* WORK REQUIRED
Reproduce the lines of the material exactly, excluding every image.
↓↓↓
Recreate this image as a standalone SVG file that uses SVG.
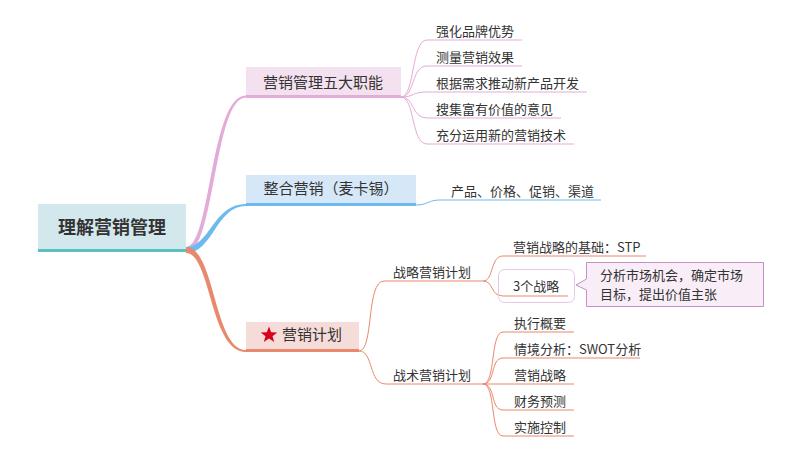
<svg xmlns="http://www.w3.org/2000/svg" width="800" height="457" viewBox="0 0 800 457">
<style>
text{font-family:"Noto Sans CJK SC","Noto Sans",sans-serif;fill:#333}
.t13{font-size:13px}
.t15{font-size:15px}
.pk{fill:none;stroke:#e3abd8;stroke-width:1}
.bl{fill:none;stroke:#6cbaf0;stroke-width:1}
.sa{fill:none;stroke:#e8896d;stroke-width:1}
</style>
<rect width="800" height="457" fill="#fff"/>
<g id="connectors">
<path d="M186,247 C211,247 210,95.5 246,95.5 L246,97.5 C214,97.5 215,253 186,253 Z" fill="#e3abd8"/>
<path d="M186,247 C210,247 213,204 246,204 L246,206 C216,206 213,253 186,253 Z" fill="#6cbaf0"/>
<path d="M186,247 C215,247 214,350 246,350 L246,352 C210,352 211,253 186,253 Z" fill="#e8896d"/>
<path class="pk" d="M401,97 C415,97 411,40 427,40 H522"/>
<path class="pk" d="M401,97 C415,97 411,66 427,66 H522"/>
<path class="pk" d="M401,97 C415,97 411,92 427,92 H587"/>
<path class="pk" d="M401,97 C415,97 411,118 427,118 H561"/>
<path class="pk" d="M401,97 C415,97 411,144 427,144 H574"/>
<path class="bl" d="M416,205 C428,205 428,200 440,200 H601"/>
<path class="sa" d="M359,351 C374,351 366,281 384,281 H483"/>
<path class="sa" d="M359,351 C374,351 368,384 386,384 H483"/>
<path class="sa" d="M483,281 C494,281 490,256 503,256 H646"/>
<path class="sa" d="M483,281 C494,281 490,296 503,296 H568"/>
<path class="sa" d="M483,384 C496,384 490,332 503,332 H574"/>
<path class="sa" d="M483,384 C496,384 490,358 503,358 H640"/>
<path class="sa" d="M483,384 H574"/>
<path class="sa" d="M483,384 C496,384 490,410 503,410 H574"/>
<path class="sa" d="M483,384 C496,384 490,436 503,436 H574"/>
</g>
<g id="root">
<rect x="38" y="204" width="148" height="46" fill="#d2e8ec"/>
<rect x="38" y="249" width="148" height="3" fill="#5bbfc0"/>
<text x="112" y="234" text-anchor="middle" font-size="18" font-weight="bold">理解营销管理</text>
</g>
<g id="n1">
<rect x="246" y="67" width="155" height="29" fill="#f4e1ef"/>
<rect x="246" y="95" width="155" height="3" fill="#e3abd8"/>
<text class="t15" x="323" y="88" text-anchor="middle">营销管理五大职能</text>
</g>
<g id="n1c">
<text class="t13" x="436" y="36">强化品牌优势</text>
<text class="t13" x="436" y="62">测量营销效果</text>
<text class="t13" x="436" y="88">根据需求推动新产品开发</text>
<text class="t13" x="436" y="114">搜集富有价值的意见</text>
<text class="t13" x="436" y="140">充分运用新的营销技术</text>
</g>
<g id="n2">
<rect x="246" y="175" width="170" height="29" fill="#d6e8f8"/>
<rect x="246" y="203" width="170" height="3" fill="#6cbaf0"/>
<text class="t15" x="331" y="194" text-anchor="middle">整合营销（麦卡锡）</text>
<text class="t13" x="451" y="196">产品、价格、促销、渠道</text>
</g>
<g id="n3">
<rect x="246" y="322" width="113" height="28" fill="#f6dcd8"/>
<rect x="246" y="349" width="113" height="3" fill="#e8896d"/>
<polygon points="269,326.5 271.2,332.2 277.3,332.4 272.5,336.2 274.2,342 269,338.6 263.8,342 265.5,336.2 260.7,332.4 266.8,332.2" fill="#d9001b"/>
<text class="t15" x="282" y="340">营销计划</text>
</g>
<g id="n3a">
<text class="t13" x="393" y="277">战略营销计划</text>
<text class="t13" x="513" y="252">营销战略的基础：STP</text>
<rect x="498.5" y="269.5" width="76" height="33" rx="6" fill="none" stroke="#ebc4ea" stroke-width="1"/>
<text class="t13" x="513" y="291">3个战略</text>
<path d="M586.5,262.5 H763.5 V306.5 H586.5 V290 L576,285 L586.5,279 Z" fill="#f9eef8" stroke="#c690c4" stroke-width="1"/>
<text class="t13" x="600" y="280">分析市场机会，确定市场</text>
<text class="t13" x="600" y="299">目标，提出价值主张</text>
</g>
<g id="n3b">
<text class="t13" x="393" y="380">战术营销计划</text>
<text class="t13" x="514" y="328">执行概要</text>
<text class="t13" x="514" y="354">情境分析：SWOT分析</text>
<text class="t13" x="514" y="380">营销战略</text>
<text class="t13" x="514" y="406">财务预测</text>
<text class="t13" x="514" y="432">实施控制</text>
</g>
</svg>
↑↑↑
* OUTPUT OF THE TASK
Recreate this image as a standalone SVG file that uses SVG.
<svg xmlns="http://www.w3.org/2000/svg" width="800" height="457" viewBox="0 0 800 457">
<style>
text{font-family:"Noto Sans CJK SC","Noto Sans",sans-serif;fill:#333}
.t13{font-size:13px}
.t15{font-size:15px}
.pk{fill:none;stroke:#e3abd8;stroke-width:1}
.bl{fill:none;stroke:#6cbaf0;stroke-width:1}
.sa{fill:none;stroke:#e8896d;stroke-width:1}
</style>
<rect width="800" height="457" fill="#fff"/>
<g id="connectors">
<path d="M186,247 C211,247 210,95.5 246,95.5 L246,97.5 C214,97.5 215,253 186,253 Z" fill="#e3abd8"/>
<path d="M186,247 C210,247 213,204 246,204 L246,206 C216,206 213,253 186,253 Z" fill="#6cbaf0"/>
<path d="M186,247 C215,247 214,350 246,350 L246,352 C210,352 211,253 186,253 Z" fill="#e8896d"/>
<path class="pk" d="M401,97 C415,97 411,40 427,40 H522"/>
<path class="pk" d="M401,97 C415,97 411,66 427,66 H522"/>
<path class="pk" d="M401,97 C415,97 411,92 427,92 H587"/>
<path class="pk" d="M401,97 C415,97 411,118 427,118 H561"/>
<path class="pk" d="M401,97 C415,97 411,144 427,144 H574"/>
<path class="bl" d="M416,205 C428,205 428,200 440,200 H601"/>
<path class="sa" d="M359,351 C374,351 366,281 384,281 H483"/>
<path class="sa" d="M359,351 C374,351 368,384 386,384 H483"/>
<path class="sa" d="M483,281 C494,281 490,256 503,256 H646"/>
<path class="sa" d="M483,281 C494,281 490,296 503,296 H568"/>
<path class="sa" d="M483,384 C496,384 490,332 503,332 H574"/>
<path class="sa" d="M483,384 C496,384 490,358 503,358 H640"/>
<path class="sa" d="M483,384 H574"/>
<path class="sa" d="M483,384 C496,384 490,410 503,410 H574"/>
<path class="sa" d="M483,384 C496,384 490,436 503,436 H574"/>
</g>
<g id="root">
<rect x="38" y="204" width="148" height="46" fill="#d2e8ec"/>
<rect x="38" y="249" width="148" height="3" fill="#5bbfc0"/>
<text x="112" y="234" text-anchor="middle" font-size="18" font-weight="bold">理解营销管理</text>
</g>
<g id="n1">
<rect x="246" y="67" width="155" height="29" fill="#f4e1ef"/>
<rect x="246" y="95" width="155" height="3" fill="#e3abd8"/>
<text class="t15" x="323" y="88" text-anchor="middle">营销管理五大职能</text>
</g>
<g id="n1c">
<text class="t13" x="436" y="36">强化品牌优势</text>
<text class="t13" x="436" y="62">测量营销效果</text>
<text class="t13" x="436" y="88">根据需求推动新产品开发</text>
<text class="t13" x="436" y="114">搜集富有价值的意见</text>
<text class="t13" x="436" y="140">充分运用新的营销技术</text>
</g>
<g id="n2">
<rect x="246" y="175" width="170" height="29" fill="#d6e8f8"/>
<rect x="246" y="203" width="170" height="3" fill="#6cbaf0"/>
<text class="t15" x="331" y="194" text-anchor="middle">整合营销（麦卡锡）</text>
<text class="t13" x="451" y="196">产品、价格、促销、渠道</text>
</g>
<g id="n3">
<rect x="246" y="322" width="113" height="28" fill="#f6dcd8"/>
<rect x="246" y="349" width="113" height="3" fill="#e8896d"/>
<polygon points="269,326.5 271.2,332.2 277.3,332.4 272.5,336.2 274.2,342 269,338.6 263.8,342 265.5,336.2 260.7,332.4 266.8,332.2" fill="#d9001b"/>
<text class="t15" x="282" y="340">营销计划</text>
</g>
<g id="n3a">
<text class="t13" x="393" y="277">战略营销计划</text>
<text class="t13" x="513" y="252">营销战略的基础：STP</text>
<rect x="498.5" y="269.5" width="76" height="33" rx="6" fill="none" stroke="#ebc4ea" stroke-width="1"/>
<text class="t13" x="513" y="291">3个战略</text>
<path d="M586.5,262.5 H763.5 V306.5 H586.5 V290 L576,285 L586.5,279 Z" fill="#f9eef8" stroke="#c690c4" stroke-width="1"/>
<text class="t13" x="600" y="280">分析市场机会，确定市场</text>
<text class="t13" x="600" y="299">目标，提出价值主张</text>
</g>
<g id="n3b">
<text class="t13" x="393" y="380">战术营销计划</text>
<text class="t13" x="514" y="328">执行概要</text>
<text class="t13" x="514" y="354">情境分析：SWOT分析</text>
<text class="t13" x="514" y="380">营销战略</text>
<text class="t13" x="514" y="406">财务预测</text>
<text class="t13" x="514" y="432">实施控制</text>
</g>
</svg>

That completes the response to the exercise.